Using CyTOF Mass Cytometry and RNA-seq to Identify New Cell Populations in Arthritis

The inflamed joint is a complex place. Many different types of cells must interact with each other to initiate and sustain inflammation and tissue injury. These include both those resident in the joint before inflammation started and cells that were recruited or developed later. To get a handle on this complexity, investigators need methods that can provide highly detailed portraits of individual cells. A major goal of the Joint Biology Consortium’s Cellular Systems Core, directed by Dr. Jim Lederer, is to accelerate research by JBC members through two such methods: cytometry by time of flight (CyTOF) mass cytometry and RNA sequencing (RNA-seq).

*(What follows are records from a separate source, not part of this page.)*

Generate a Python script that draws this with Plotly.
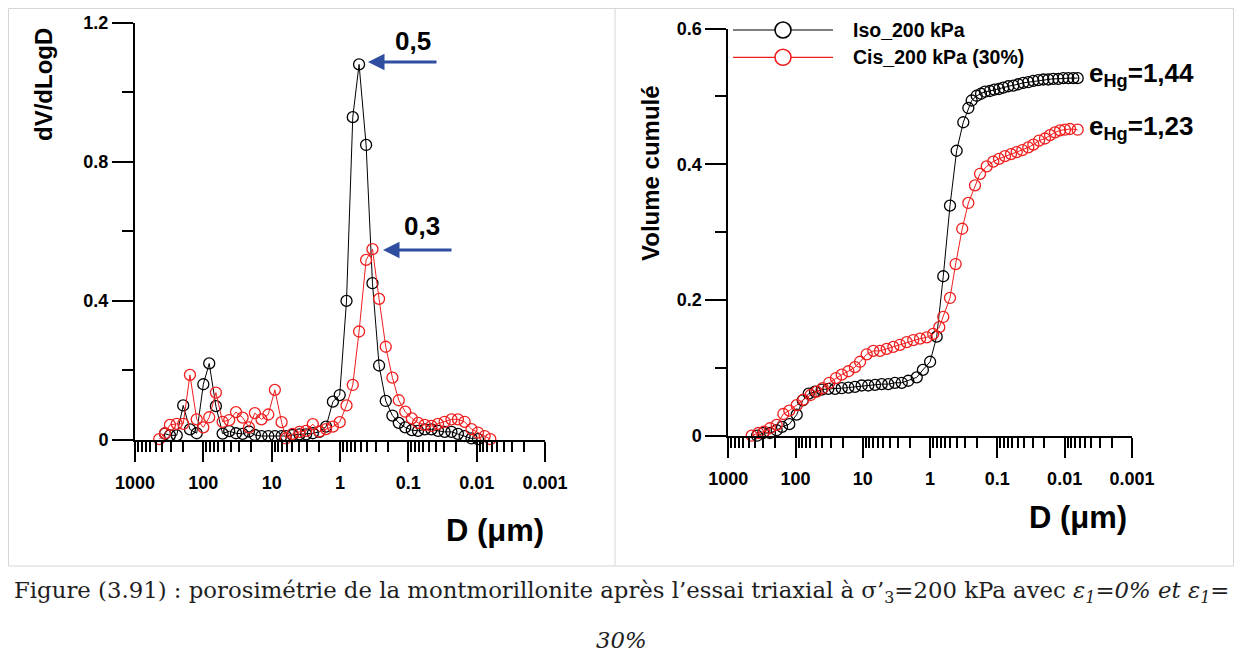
import plotly.graph_objects as go

# reference canvas (page pixels) and figure size (page minus the 8px body margin)
W, H = 1242, 661
OFF = 8
WF, HF = W - 2 * OFF, H - 2 * OFF

# ---------------- data ----------------
# Left panel : dV/dLogD versus pore diameter D (µm)
D_left = [442, 364, 308, 245, 197, 157, 125, 100, 82.0, 65.5, 52.2, 41.8, 33.3, 26.6,
          21.5, 17.6, 14.1, 11.2, 8.98, 7.16, 6.20, 4.94, 3.91, 3.13, 2.50, 2.00, 1.60,
          1.27, 1.01, 0.803, 0.650, 0.526, 0.415, 0.335, 0.268, 0.214, 0.171, 0.138,
          0.111, 0.0891, 0.0721, 0.0575, 0.0459, 0.0368, 0.0294, 0.0234, 0.0188,
          0.0150, 0.0119, 0.00957, 0.00764, 0.00631]
iso_dv = [None, 0.017, 0.012, 0.012, 0.098, 0.029, 0.018, 0.159, 0.219, 0.096, 0.017,
          0.024, 0.018, 0.016, 0.023, 0.013, 0.010, 0.010, 0.010, 0.010, 0.010, 0.013,
          0.015, 0.015, 0.018, 0.022, 0.037, 0.109, 0.128, 0.399, 0.928, 1.080, 0.848,
          0.450, 0.213, 0.111, 0.069, 0.048, 0.035, 0.027, 0.025, 0.029, 0.029, 0.025,
          0.022, 0.022, 0.016, 0.010, 0.003, 0.001, None, None]
cis_dv = [0.001, 0.018, 0.042, 0.045, 0.045, 0.186, 0.058, 0.035, 0.064, 0.135, 0.051,
          0.056, 0.079, 0.063, 0.035, 0.076, 0.058, 0.072, 0.143, 0.050, 0.003, 0.016,
          0.022, 0.025, 0.044, 0.023, 0.030, 0.037, 0.050, 0.098, 0.157, 0.311, 0.517,
          0.548, 0.405, 0.267, 0.178, 0.113, 0.080, 0.061, 0.048, 0.042, 0.039, 0.045,
          0.051, 0.058, 0.058, 0.051, 0.030, 0.020, 0.010, 0.001]

# Right panel : cumulative volume versus D (µm)
D_iso_cum = [374, 302, 240, 191, 159, 124, 96.2, 78.3, 63.8, 51.4, 40.9, 32.6, 25.9,
             20.6, 16.4, 13.1, 10.4, 8.30, 6.59, 5.25, 4.19, 3.33, 2.64, 2.11, 1.58,
             1.28, 1.00, 0.798, 0.637, 0.506, 0.403, 0.321, 0.270, 0.241, 0.203, 0.175,
             0.153, 0.129, 0.111, 0.0946, 0.0817, 0.0689, 0.0579, 0.0489, 0.0412,
             0.0347, 0.0292, 0.0247, 0.0207, 0.0175, 0.0148, 0.0124, 0.0105, 0.00883,
             0.00743, 0.00640]
iso_cum = [0.000, 0.004, 0.004, 0.008, 0.013, 0.017, 0.031, 0.052, 0.062, 0.065, 0.068,
           0.069, 0.069, 0.070, 0.071, 0.072, 0.074, 0.074, 0.075, 0.076, 0.076, 0.078,
           0.078, 0.081, 0.086, 0.097, 0.109, 0.146, 0.235, 0.339, 0.420, 0.462, 0.483,
           0.494, 0.501, 0.504, 0.507, 0.508, 0.510, 0.511, 0.513, 0.515, 0.516, 0.518,
           0.520, 0.521, 0.523, 0.524, 0.525, 0.525, 0.526, 0.526, 0.527, 0.527, 0.527,
           0.527]
D_cis_cum = [449, 358, 294, 240, 191, 152, 124, 96.2, 76.7, 59.6, 48.5, 39.5, 31.6,
             25.1, 20.6, 16.4, 13.1, 11.0, 8.77, 6.98, 5.56, 4.42, 3.52, 2.81, 2.23,
             1.78, 1.41, 1.12, 0.898, 0.730, 0.637, 0.506, 0.417, 0.333, 0.270, 0.215,
             0.181, 0.144, 0.115, 0.0946, 0.0771, 0.0627, 0.0516, 0.0426, 0.0347,
             0.0292, 0.0240, 0.0196, 0.0165, 0.0139, 0.0117, 0.00989, 0.00832, 0.00640]
cis_cum = [0.000, 0.004, 0.006, 0.011, 0.016, 0.032, 0.037, 0.045, 0.053, 0.060, 0.065,
           0.070, 0.078, 0.085, 0.090, 0.095, 0.101, 0.109, 0.120, 0.125, 0.125, 0.128,
           0.131, 0.134, 0.138, 0.141, 0.143, 0.145, 0.150, 0.160, 0.175, 0.203, 0.253,
           0.305, 0.343, 0.369, 0.386, 0.397, 0.404, 0.408, 0.412, 0.415, 0.418, 0.421,
           0.425, 0.429, 0.435, 0.438, 0.443, 0.447, 0.450, 0.451, 0.452, 0.451]

series_names = ["Iso_200 kPa", "Cis_200 kPa (30%)"]
series_colors = ["#000000", "#f01e1e"]

x_tick_vals = [1000, 100, 10, 1, 0.1, 0.01, 0.001]
x_tick_text = ["1000", "100", "10", "1", "0.1", "0.01", "0.001"]
y1_tick_vals = [0, 0.4, 0.8, 1.2]
y1_tick_text = ["0", "0.4", "0.8", "1.2"]
y1_minor = [0.2, 0.6, 1.0]
y2_tick_vals = [0, 0.2, 0.4, 0.6]
y2_tick_text = ["0", "0.2", "0.4", "0.6"]
y2_minor = [0.1, 0.3, 0.5]

peak_labels = ["0,5", "0,3"]
void_ratio_labels = ["e<sub>Hg</sub>=1,44", "e<sub>Hg</sub>=1,23"]

caption_line1 = ("Figure (3.91) : porosimétrie de la montmorillonite après l’essai triaxial à "
                 "σ’<sub>3</sub>=200 kPa avec <i>ε<sub>1</sub>=0% et ε<sub>1</sub>=</i>")
caption_line2 = "<i>30%</i>"

# ---------------- helpers ----------------
def px(x):
    return (x - OFF) / WF

def py(y):
    return 1 - (y - OFF) / HF

x_minor = [m * 10 ** e for e in range(-3, 3) for m in range(2, 10)]

SANS = "Liberation Sans, Arial, sans-serif"
TICKFONT = dict(family=SANS, size=18, color="black", weight="bold")

fig = go.Figure()

def mk(color):
    return dict(symbol="circle-open", size=11, color=color, line=dict(width=1.3, color=color))

for xs, ys, i, xa, ya in [(D_left, iso_dv, 0, "x", "y"), (D_left, cis_dv, 1, "x", "y"),
                          (D_iso_cum, iso_cum, 0, "x2", "y2"), (D_cis_cum, cis_cum, 1, "x2", "y2")]:
    fig.add_trace(go.Scatter(x=xs, y=ys, mode="lines+markers", name=series_names[i],
                             line=dict(color=series_colors[i], width=1),
                             marker=mk(series_colors[i]), cliponaxis=False,
                             xaxis=xa, yaxis=ya, showlegend=False))

def xaxis(domain, anchor):
    return dict(type="log", domain=domain, range=[3, -3], anchor=anchor, showgrid=False,
                zeroline=False, showline=True, linecolor="black", linewidth=2,
                automargin=False,
                tickmode="array", tickvals=x_tick_vals, ticktext=x_tick_text,
                ticks="outside", ticklen=20, tickwidth=1.5, tickcolor="black",
                ticklabelstandoff=6, tickfont=TICKFONT,
                minor=dict(tickmode="array", tickvals=x_minor, ticks="outside", ticklen=10,
                           tickwidth=1.5, tickcolor="black", showgrid=False))

def yaxis(domain, rng, vals, text, minor, anchor):
    return dict(domain=domain, range=rng, anchor=anchor, showgrid=False, zeroline=False,
                showline=True, linecolor="black", linewidth=2, automargin=False,
                tickmode="array", tickvals=vals, ticktext=text,
                ticks="outside", ticklen=21, tickwidth=1.5, tickcolor="black",
                tickfont=TICKFONT,
                minor=dict(tickmode="array", tickvals=minor, ticks="outside", ticklen=11,
                           tickwidth=1.5, tickcolor="black", showgrid=False))

fig.update_layout(
    width=WF, height=HF, margin=dict(l=0, r=0, t=0, b=0, pad=0, autoexpand=False),
    paper_bgcolor="white", plot_bgcolor="rgba(0,0,0,0)", showlegend=False,
    xaxis=xaxis([px(135), px(545)], "y"),
    yaxis=yaxis([py(439.5), py(22.7)], [0, 1.2], y1_tick_vals, y1_tick_text, y1_minor, "x"),
    xaxis2=xaxis([px(728.3), px(1131.9)], "y2"),
    yaxis2=yaxis([py(435.7), py(28.6)], [0, 0.6], y2_tick_vals, y2_tick_text, y2_minor, "x2"),
)

shapes = []
anns = []
GRID = "#d6d6d6"

def hline(y, x0, x1, color=GRID, width=1):
    return dict(type="line", xref="paper", yref="paper", x0=px(x0), x1=px(x1),
                y0=py(y), y1=py(y), line=dict(color=color, width=width))

def vline(x, y0, y1, color=GRID, width=1):
    return dict(type="line", xref="paper", yref="paper", x0=px(x), x1=px(x),
                y0=py(y0), y1=py(y1), line=dict(color=color, width=width))

# table cell borders
shapes += [hline(8.5, 8.5, 1233.5), hline(566, 8.5, 1233.5),
           vline(8.5, 8.5, 566), vline(615, 8.5, 566), vline(1233.5, 8.5, 566)]

# legend (drawn)
LEGFONT = dict(family=SANS, size=19.5, color="black", weight="bold")
for i, yy in enumerate([30, 57.3]):
    c = series_colors[i]
    shapes.append(hline(yy, 733, 833, color=c, width=1.2))
    shapes.append(dict(type="circle", xref="paper", yref="paper", x0=px(775), x1=px(791),
                       y0=py(yy + 8), y1=py(yy - 8), line=dict(color=c, width=1.6),
                       fillcolor="white"))
    anns.append(dict(xref="paper", yref="paper", x=px(851), y=py(yy), xanchor="left",
                     yanchor="middle", showarrow=False, text=series_names[i], font=LEGFONT))

# axis titles
TITLE = dict(family=SANS, size=24, color="black", weight="bold")
anns.append(dict(xref="paper", yref="paper", x=px(43), y=py(85), textangle=-90, showarrow=False,
                 text="dV/dLogD", font=TITLE, xanchor="center", yanchor="middle"))
anns.append(dict(xref="paper", yref="paper", x=px(650), y=py(173), textangle=-90, showarrow=False,
                 text="Volume cumulé", font=TITLE, xanchor="center", yanchor="middle"))
XT = dict(family=SANS, size=31, color="black", weight="bold")
anns.append(dict(xref="paper", yref="paper", x=px(495), y=py(530), showarrow=False,
                 text="D (μm)", font=XT, xanchor="center", yanchor="middle"))
anns.append(dict(xref="paper", yref="paper", x=px(1078), y=py(517), showarrow=False,
                 text="D (μm)", font=XT, xanchor="center", yanchor="middle"))

# peak labels and arrows
ARROW = "#2f4ea0"
for lab, (tx, ty), (ax0, ay0, ax1) in zip(peak_labels, [(413, 41), (422, 226)],
                                          [(368, 62, 438), (383, 250, 453)]):
    anns.append(dict(xref="paper", yref="paper", x=px(tx), y=py(ty), showarrow=False, text=lab,
                     xanchor="center", yanchor="middle",
                     font=dict(family=SANS, size=26, color="black", weight="bold")))
    anns.append(dict(xref="paper", yref="paper", x=px(ax0), y=py(ay0), ax=ax1 - ax0, ay=0,
                     text="", showarrow=True, arrowhead=2, arrowsize=1.1, arrowwidth=3,
                     arrowcolor=ARROW))

# void ratio labels
for lab, yy in zip(void_ratio_labels, [74, 127]):
    anns.append(dict(xref="paper", yref="paper", x=px(1087), y=py(yy), showarrow=False, text=lab,
                     xanchor="left", yanchor="middle",
                     font=dict(family=SANS, size=26, color="black", weight="bold")))

# caption
CAP = dict(family="DejaVu Serif, serif", size=22.8, color="#1e1e1e")
anns.append(dict(xref="paper", yref="paper", x=px(621), y=py(592), showarrow=False,
                 text=caption_line1, font=CAP, xanchor="center", yanchor="middle"))
anns.append(dict(xref="paper", yref="paper", x=px(621), y=py(640), showarrow=False,
                 text=caption_line2, font=CAP, xanchor="center", yanchor="middle"))

fig.update_layout(shapes=shapes, annotations=anns)

fig.write_html("out.html", config={"displayModeBar": False})
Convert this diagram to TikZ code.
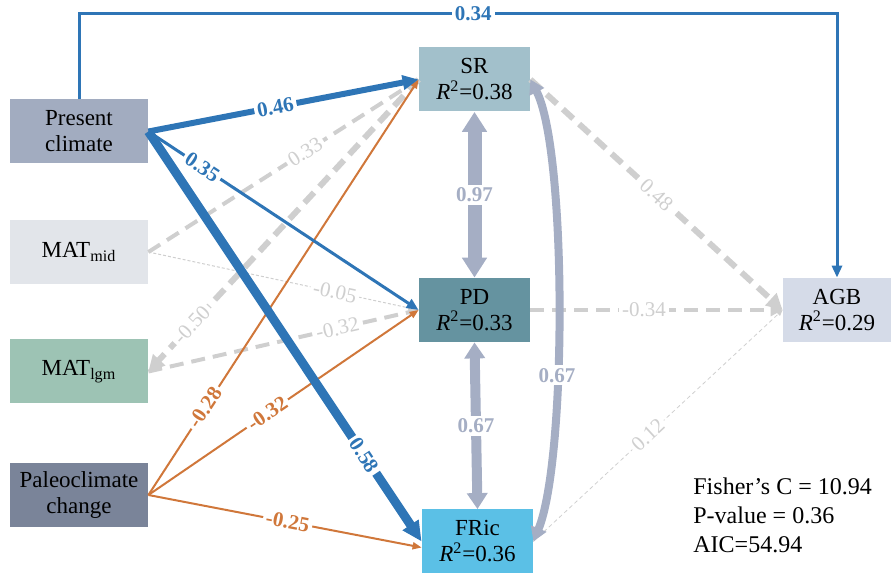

  • CyTOF is conceptually similar to flow cytometry. A pool of cells is tagged with labeled antibodies that are specific for either surface or intracellular features, and then cells are evaluated one by one to quantitate how much of each label is present. What makes CyTOF different from flow cytometry is the way antibodies are detected. Flow cytometry uses fluorescence, a powerful method but one that is constrained by two limitations: 1) The spectra of available fluorescent labels often overlap. 2) Cells exhibit intrinsic fluorescence (termed autofluorescence) that results in variable background signals, especially if cells are large or come from inflamed and damaged tissue. In CyTOF, antibodies are labeled with metals, which can be characterized very specifically when individual cells are vaporized and subjected to mass spectrometry. As a result, instead of a practical limit of 12-15 labels by flow cytometry, CyTOF can easily evaluate 40 or more markers per cell. Using this technology, JBC Young Investigator Dr. Deepak Rao of BWH and colleagues recently identified a new population of T cells in seropositive rheumatoid joints, termed T peripheral helper (TPH) cells.1 By providing labeled antibodies as well as associated expertise, the JBC CyTOF Core is making this technology broadly available, resulting in current application to a range of lineages, including other lymphocytes, neutrophils, macrophages and fibroblasts, in joint tissue as well as in blood and even in lung tissue.
  • RNA sequencing is a high-fidelity way to look at the genes that are being actively expressed in cells (i.e. their messenger RNA, mRNA). Though not completely synonymous with the set of proteins that a cell possesses, this mRNA signature provides key insight into what role a cell is playing within a tissue. Similarly, cell types can be classified into groups based on their gene expression profiles. RNA-seq comes in many variants, from general bulk sequencing, to low-input sequencing of small cell populations, to RNA-seq of individual cells. These tools have helped JBC investigators not only to understand TPH cells better, complementing the CyTOF studies detailed earlier, but also to define new subsets of fibroblasts within the joint. In a study recently published in Nature Communications, Dr. Fumitaka Mizoguchi, bioinformatics graduate student Kamil Slowikowski, and their colleagues at BWH and elsewhere used techniques including low-input RNA-seq to define three distinct subsets of fibroblasts within the joint. One of these exhibited more pro-inflammatory cytokine production and more aggressive invasive behavior than the other and was correspondingly increased in rheumatoid joints compared to osteoarthritis joints, suggesting a new mechanism by which non-immune cells can also contribute to inflammation and injury within the joint.2

The JBC Cellular Systems Core helps to make the latest in RNA-seq technology accessible to investigators, both through the Broad Institute in Cambridge, MA and at the new 10X Single Cell RNAseq Core operated by the BWH Human Immunology Center. Through JBC microgrants and other funding mechanisms, JBC investigators are using these tools to understand how each cell type, and indeed each cell individually, contributes to disease in rheumatoid arthritis and other diseases.

  1. Rao DA, Gurish MF, Marshall JL, Slowikowski K, Fonseka CY, Liu Y, Donlin LT, Henderson LA, Wei K, Mizoguchi F, Teslovich NC, Weinblatt ME, Massarotti EM, Coblyn JS, Helfgott SM, Lee YC, Todd DJ, Bykerk VP, Goodman SM, Pernis AB, Ivashkiv LB, Karlson EW, Nigrovic PA, Filer A, Buckley CD, Lederer JA, Raychaudhuri S, Brenner MB. Pathologically expanded peripheral T helper cell subset drives B cells in rheumatoid arthritis. Nature. Feb 01 2017;542(7639):110-114.
  2. Mizoguchi F, Slowikowski K, Wei K, Marshall JL, Rao DA, Chang SK, Nguyen HN, Noss EH, Turner JD, Earp BE, Blazar PE, Wright J, Simmons BP, Donlin LT, Kalliolias GD, Goodman SM, Bykerk VP, Ivashkiv LB, Lederer JA, Hacohen N, Nigrovic PA, Filer A, Buckley CD, Raychaudhuri S, Brenner MB. Functionally distinct disease-associated fibroblast subsets in rheumatoid arthritis. Nature Communications. Feb 23 2018;9(1):789.